No. Basically the health care system assumes the costs and a notation if made in the vaccination file.

Quote:Saying that "...vaccines aren't a cause, it's suspected to be a trigger for kids who are predisposed..." is kinda like saying the trigger on a gun isn't responsible for the damage done by the bullet when it hits a human being.  Well...no...it isn't.  But if no one takes aim and pulls the trigger, then no damage is done.  The biggest problem apart from the vaccines themselves is that no one seems to know (or even care all that much) which kids are predisposed.  Oy vey!!

The one-size-fit-all vaccine policy is definately problematic, precisely because there's very little knowledge or political will to be able to identify these kids. But probably a more apt analogy would be the gun is an issue only if you're standing in the room. If a gun fires in an empty room (no predisposition), then it's not an issue that it's been fired. The gun in that case isn't dangerous. But we can't always tell if there's a kid in the room when the gun is fired (having a predisposition). It's a subtle but important difference, because it's not about the gun, but about where the human is in relation to the gun.

I've come to understand over the years that vaccination isn't the whole story in our daughter. In doing geneaology, we've uncovered evidence that suggests my husband had an great-uncle that died in infancy from this condition (although our proof is not conclusive, it is strongly suggestive), in a time and place before vaccination were available. There's also a history of childhood epilepsy in my family in that same generation. I've also come to understand how the Autism genes express themselves in our family (and again, specifically my husband's family) in subtler ways than what our daughter has. It's very possible she would have been on the spectrum anyway, even if she never was vaccinated. As it is, I'm pretty sure our son and possibly even my husband himself and my FIL might be very-high-functioning on the spectrum. There's also at least one first-cousin to our daughter that has been assessed multiple times for the disorder, only to be screened out as being too high functioning (the official diagnosis was "eccentric", although I find it obvious that he's somewhere on the top end on the spectrum).

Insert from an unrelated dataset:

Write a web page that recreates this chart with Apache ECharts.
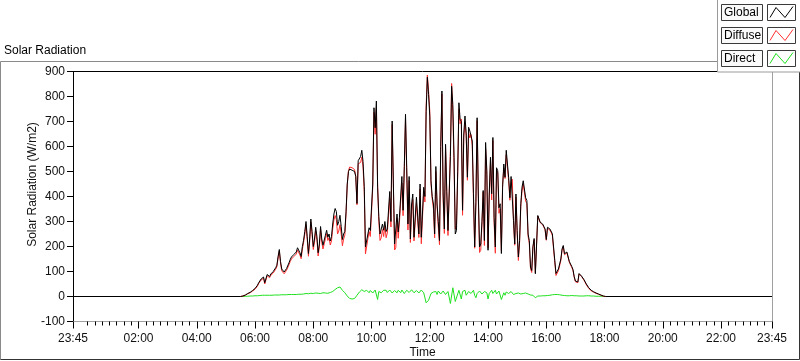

The unfortunate part is that we didn't know about any of this when she was born. I might have made different choices for her had I known. The good thing is that her pediatrician is aware of her link with vaccination, and has actually gone to bat for me when I've gotten pressure from other members of the medical community to update her vaccines.

Quote:Ongoing homeopathic treatment (by a qualified, experienced homeopath) *might* be able to help with the continuing seizures.  I think it's very much worth your while looking into this.  Don't know where you are in Canada, but you might want to check out Dr. Andre Saine and the Canadian Academy of Homeopathy.  In my opinion, he is one of the foremost homeopaths in the world today.

We're trying to decide what to do next. Her seizure activity is increasing with her growth spurt and beginning puberty. I hate the idea of just increasing her meds because they affect cognitive and executive function, yet the risks of stopping meds is considerable (a big reason why we've never attempted chealation therapy even though she has a known heavy-metal shedding problem).

Yeah, stopping her meds, especially without close medical supervision, would really be unwise.  A good homeopath would not do that, though they might want at some point to possibly begin reducing the meds.--again, under close supervision.